Never heard of anything like that. It is mainly trial and error – install as many browsers as you can, check your design on different OS platforms.
It exists. Been alluded to elsewhere in the forum but I don’t have a name for it.
http://jigsaw.w3.org/css-validator/
Validate it with that and it will work in all browsers
Thank you. And they said it couldn’t be done! 🙂
“And they said it couldn’t be done”
Not quite. You asked for a free tool to check “for cross-browser compatibility”, which the w3 validator doesn’t do. It just checks for valid CSS, that’s it. There’s a pretty big difference between the two.
Rudolf’s right, you’ll have to test manually all the versions you’re willing to support.
Exactly, it checks for valid css. You obviously miss the whole point of validating. The point is; if it’s valid, it conforms to a standard, and that standard is there so sites work across all platforms. So yes, in a way it does check for cross-browser compatibility.
@tov3,
BS… you can have a perfectly valid site with perfect CSS and still not displaying as you wanted in all browsers. (Although, have to admit, the chances are better when having a valid code.)

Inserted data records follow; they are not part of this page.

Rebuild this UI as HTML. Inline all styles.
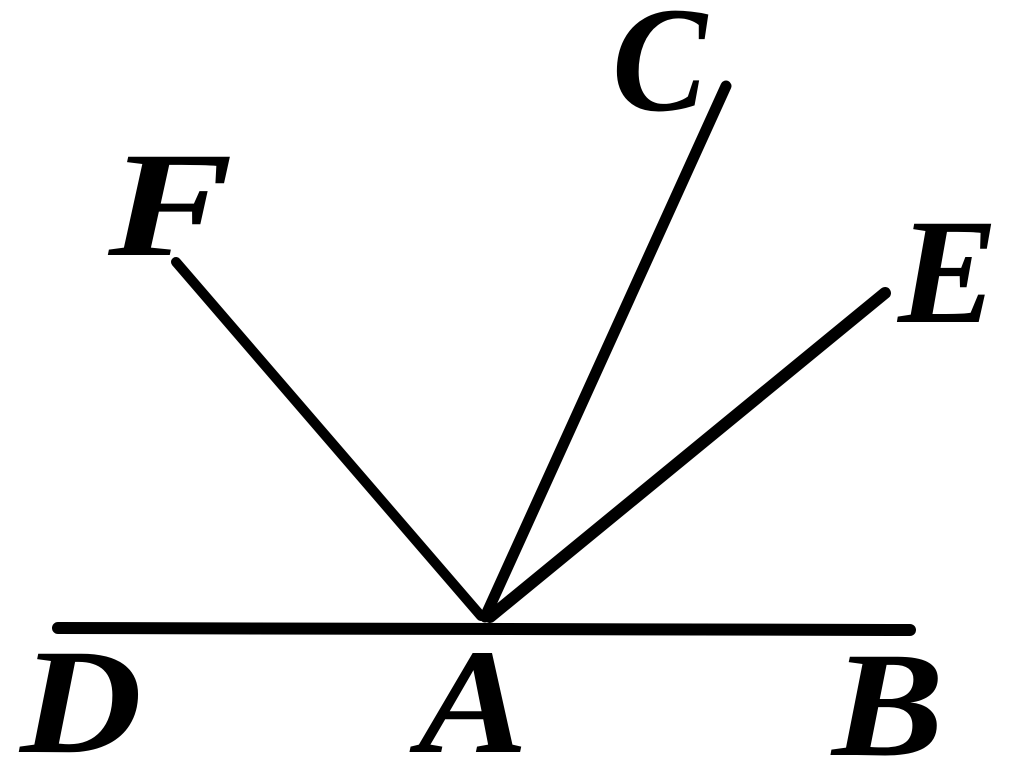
<!DOCTYPE html>
<html><head><meta charset="utf-8"><style>
html,body{margin:0;padding:0;background:#fff;}
svg{display:block}
text{font-family:"Liberation Serif",serif;font-weight:bold;font-style:italic;font-size:150px;fill:#000}
</style></head><body>
<svg width="1024" height="765" viewBox="0 0 1024 765">
<g stroke="#000" stroke-linecap="round" fill="none">
<line x1="58" y1="628" x2="910" y2="630" stroke-width="12"/>
<line x1="176" y1="262" x2="481" y2="616" stroke-width="10"/>
<line x1="726" y1="86" x2="485" y2="617" stroke-width="11"/>
<line x1="885" y1="293" x2="490" y2="617" stroke-width="12"/>
</g>
<text x="108" y="255" textLength="125" lengthAdjust="spacingAndGlyphs">F</text>
<text x="612" y="110" textLength="95" lengthAdjust="spacingAndGlyphs">C</text>
<text x="898" y="322" textLength="100" lengthAdjust="spacingAndGlyphs">E</text>
<text x="20" y="752" textLength="122" lengthAdjust="spacingAndGlyphs">D</text>
<text x="418" y="752" textLength="110" lengthAdjust="spacingAndGlyphs">A</text>
<text x="832" y="755" textLength="112" lengthAdjust="spacingAndGlyphs">B</text>
</svg>
</body></html>
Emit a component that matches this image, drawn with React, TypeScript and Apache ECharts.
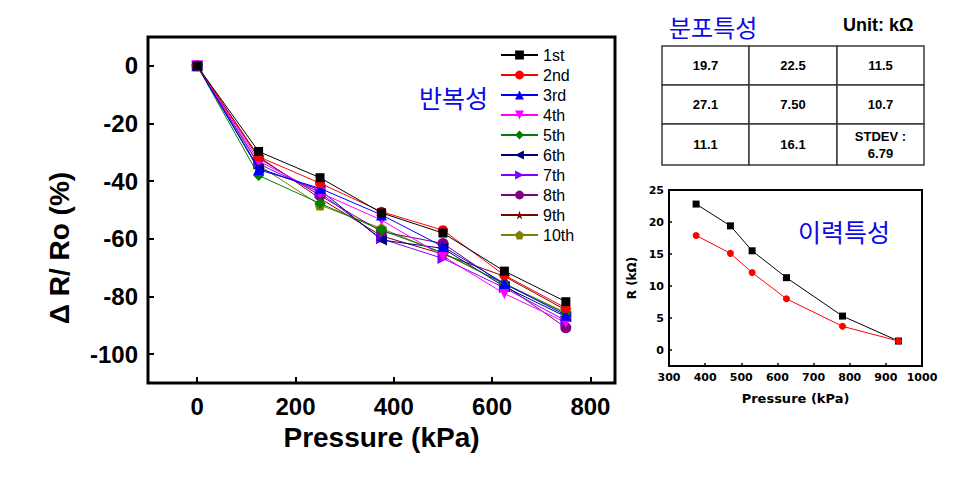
import React, { useEffect, useRef } from "react";
import * as echarts from "echarts";

// ---- main chart data ----
const pressure = [0, 125, 250, 375, 500, 625, 750];
const seriesNames = ["1st", "2nd", "3rd", "4th", "5th", "6th", "7th", "8th", "9th", "10th"];
const s1 = [0, -29.7, -38.8, -51.0, -58.0, -71.2, -81.8];
const s2 = [0, -31.5, -40.7, -50.6, -57.0, -72.6, -84.0];
const s3 = [0, -36.0, -42.5, -51.7, -62.7, -75.5, -86.5];
const s4 = [0, -33.0, -44.0, -53.5, -66.0, -79.0, -89.0];
const s5 = [0, -38.0, -47.7, -57.0, -64.8, -75.7, -85.9];
const s6 = [0, -35.5, -43.0, -60.4, -63.3, -76.6, -87.0];
const s7 = [0, -34.0, -44.0, -60.0, -66.8, -77.0, -88.4];
const s8 = [0, -32.0, -45.0, -57.5, -61.6, -76.0, -90.8];
const s9 = [0, -31.5, -46.0, -59.0, -65.3, -73.0, -84.7];
const s10 = [0, -34.4, -48.3, -56.4, -65.0, -75.5, -85.6];
const seriesValues = [s1, s2, s3, s4, s5, s6, s7, s8, s9, s10];
const mainXTicks = [0, 200, 400, 600, 800];
const mainYTicks = [0, -20, -40, -60, -80, -100];

// ---- hysteresis (inset) data ----
const hysPressure = [375, 470, 530, 625, 780, 935];
const hysUp = [22.8, 19.4, 15.5, 11.3, 5.3, 1.4];
const hysDown = [17.9, 15.1, 12.1, 8.0, 3.7, 1.4];
const insetXTicks = [300, 400, 500, 600, 700, 800, 900, 1000];
const insetYTicks = [0, 5, 10, 15, 20, 25];

// ---- distribution table ----
const tableRows = [
  ["19.7", "22.5", "11.5"],
  ["27.1", "7.50", "10.7"],
  ["11.1", "16.1", "STDEV :\n6.79"],
];

const colors = ["#000000", "#ff0000", "#0000ff", "#ff00ff", "#008000", "#000080", "#8000ff", "#800080", "#800000", "#808000"];
const symbols = [
  "rect",
  "circle",
  "triangle",
  "path://M0,0 L10,0 L5,10 Z",
  "diamond",
  "path://M10,0 L10,10 L0,5 Z",
  "path://M0,0 L0,10 L10,5 Z",
  "circle",
  "path://M50,0 L61.17,34.63 L97.55,34.55 L68.07,55.87 L79.39,90.45 L50,69 L20.61,90.45 L31.93,55.87 L2.45,34.55 L38.83,34.63 Z",
  "path://M50,0 L97.55,34.55 L79.39,90.45 L20.61,90.45 L2.45,34.55 Z",
];
const symbolSizes = [9, 10, 11, 11, 11, 11, 11, 11, 12, 11];

const ARIAL = "'Liberation Sans', Arial, sans-serif";
const VERDANA = "'DejaVu Sans', Verdana, sans-serif";
const CJK = "'Noto Sans CJK KR', sans-serif";
const BLUE = "#0a0ae6";

export default function App() {
  const ref = useRef<HTMLDivElement>(null);
  useEffect(() => {
    if (!ref.current) return;
    const chart = echarts.init(ref.current, null, { renderer: "svg" });

    const mainSeries = seriesNames.map((name, i) => ({
      name,
      type: "line",
      xAxisIndex: 0,
      yAxisIndex: 0,
      data: pressure.map((p, j) => [p, seriesValues[i][j]]),
      symbol: symbols[i],
      symbolSize: symbolSizes[i],
      showAllSymbol: true,
      lineStyle: { width: 1, color: colors[i] },
      itemStyle: { color: colors[i] },
      z: 20 - i,
    }));

    // table
    const tL = 654, tT = 38, colW = [87, 88, 87], rowH = [39, 39, 41];
    const tableGraphics: any[] = [];
    let y = tT;
    for (let r = 0; r < 3; r++) {
      let x = tL;
      for (let c = 0; c < 3; c++) {
        tableGraphics.push({
          type: "rect",
          shape: { x, y, width: colW[c], height: rowH[r] },
          style: { fill: "#fff", stroke: "#3a3a3a", lineWidth: 1.5 },
        });
        tableGraphics.push({
          type: "text",
          x: x + colW[c] / 2,
          y: y + rowH[r] / 2,
          style: {
            text: tableRows[r][c],
            fill: "#000",
            font: "bold 13px " + ARIAL,
            align: "center",
            verticalAlign: "middle",
            lineHeight: 17,
          },
        });
        x += colW[c];
      }
      y += rowH[r];
    }

    const option: any = {
      animation: false,
      backgroundColor: "#ffffff",
      legend: {
        data: seriesNames,
        orient: "vertical",
        left: 487,
        top: 34,
        itemWidth: 37,
        itemHeight: 11,
        itemGap: 4,
        textStyle: { fontFamily: ARIAL, fontSize: 16, color: "#000" },
        selectedMode: false,
      },
      grid: [
        { left: 140, top: 29, width: 467, height: 346, show: true, borderColor: "#000", borderWidth: 3, backgroundColor: "transparent" },
        { left: 661, top: 182, width: 253, height: 176, show: true, borderColor: "#000", borderWidth: 2, backgroundColor: "transparent" },
      ],
      xAxis: [
        {
          gridIndex: 0,
          type: "value",
          min: -100,
          max: 850,
          splitLine: { show: false },
          axisLine: { show: false, onZero: false },
          axisTick: { show: true, inside: true, length: 6, lineStyle: { width: 2, color: "#000" }, customValues: mainXTicks },
          axisLabel: { customValues: mainXTicks, color: "#000", fontSize: 24, fontWeight: "bold", fontFamily: ARIAL, margin: 11 },
          name: "Pressure (kPa)",
          nameLocation: "middle",
          nameGap: 40,
          nameTextStyle: { color: "#000", fontSize: 28, fontWeight: "bold", fontFamily: ARIAL, verticalAlign: "top" },
        },
        {
          gridIndex: 1,
          type: "value",
          min: 300,
          max: 1000,
          splitLine: { show: false },
          axisLine: { show: false, onZero: false },
          axisTick: { show: true, inside: true, length: 3, lineStyle: { width: 1.5, color: "#000" }, customValues: insetXTicks },
          axisLabel: { customValues: insetXTicks, formatter: (v: number) => String(v), color: "#000", fontSize: 11, fontWeight: "bold", fontFamily: VERDANA, margin: 6 },
          name: "Pressure (kPa)",
          nameLocation: "middle",
          nameGap: 26,
          nameTextStyle: { color: "#000", fontSize: 13, fontWeight: "bold", fontFamily: VERDANA, verticalAlign: "top" },
        },
      ],
      yAxis: [
        {
          gridIndex: 0,
          type: "value",
          min: -110,
          max: 10,
          splitLine: { show: false },
          axisLine: { show: false, onZero: false },
          axisTick: { show: true, inside: true, length: 6, lineStyle: { width: 2, color: "#000" }, customValues: mainYTicks },
          axisLabel: { customValues: mainYTicks, color: "#000", fontSize: 24, fontWeight: "bold", fontFamily: ARIAL, margin: 10 },
        },
        {
          gridIndex: 1,
          type: "value",
          min: -2.5,
          max: 25,
          splitLine: { show: false },
          axisLine: { show: false, onZero: false },
          axisTick: { show: true, inside: true, length: 3, lineStyle: { width: 1.5, color: "#000" }, customValues: insetYTicks },
          axisLabel: { customValues: insetYTicks, color: "#000", fontSize: 11, fontWeight: "bold", fontFamily: VERDANA, margin: 5 },
          name: "R (kΩ)",
          nameLocation: "middle",
          nameGap: 31,
          nameRotate: 90,
          nameTextStyle: { color: "#000", fontSize: 12, fontWeight: "bold", fontFamily: VERDANA },
        },
      ],
      series: [
        ...mainSeries,
        {
          name: "up",
          type: "line",
          xAxisIndex: 1,
          yAxisIndex: 1,
          data: hysPressure.map((p, j) => [p, hysUp[j]]),
          symbol: "rect",
          symbolSize: 7,
          lineStyle: { width: 1, color: "#000" },
          itemStyle: { color: "#000" },
        },
        {
          name: "down",
          type: "line",
          xAxisIndex: 1,
          yAxisIndex: 1,
          data: hysPressure.map((p, j) => [p, hysDown[j]]),
          symbol: "circle",
          symbolSize: 7,
          lineStyle: { width: 1, color: "#ff0000" },
          itemStyle: { color: "#ff0000" },
        },
      ],
      graphic: [
        {
          type: "text",
          x: 51,
          y: 240,
          rotation: Math.PI / 2,
          style: { text: "Δ R/ Ro (%)", fill: "#000", font: "bold 28px " + ARIAL, align: "center", verticalAlign: "middle", lineHeight: 30 },
        },
        {
          type: "text",
          x: 411,
          y: 89,
          style: { text: "반복성", fill: BLUE, font: "25px " + CJK, verticalAlign: "middle", lineHeight: 26 },
        },
        {
          type: "text",
          x: 790,
          y: 223,
          style: { text: "이력특성", fill: BLUE, font: "25px " + CJK, verticalAlign: "middle", lineHeight: 26 },
        },
        {
          type: "text",
          x: 661,
          y: 18,
          style: { text: "분포특성", fill: BLUE, font: "24px " + CJK, verticalAlign: "middle", lineHeight: 26 },
        },
        {
          type: "text",
          x: 835,
          y: 17,
          style: { text: "Unit: kΩ", fill: "#000", font: "bold 18px " + ARIAL, verticalAlign: "middle", lineHeight: 20 },
        },
        ...tableGraphics,
      ],
    };
    chart.setOption(option);
    return () => chart.dispose();
  }, []);
  return <div ref={ref} style={{ width: 945, height: 470 }} />;
}
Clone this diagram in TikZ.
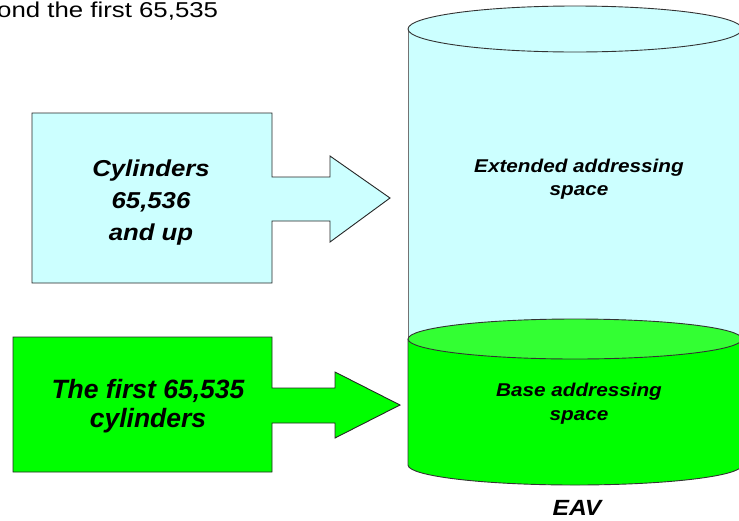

if it’s valid, it conforms to a standard, and that standard is there so sites work across all platforms
Well, it works across all platforms that conform to the standard. Unfortunately, very many people use Internet Explorer 6 (and to a lesser extent 7) which definitely don’t fall into that category.
Anyway, there are some ambiguities in the standard, and each browser has its own interpretation. A well-written page will be readable in any browser, but if you want your fancy design to line up correctly to the pixel, you need to test it.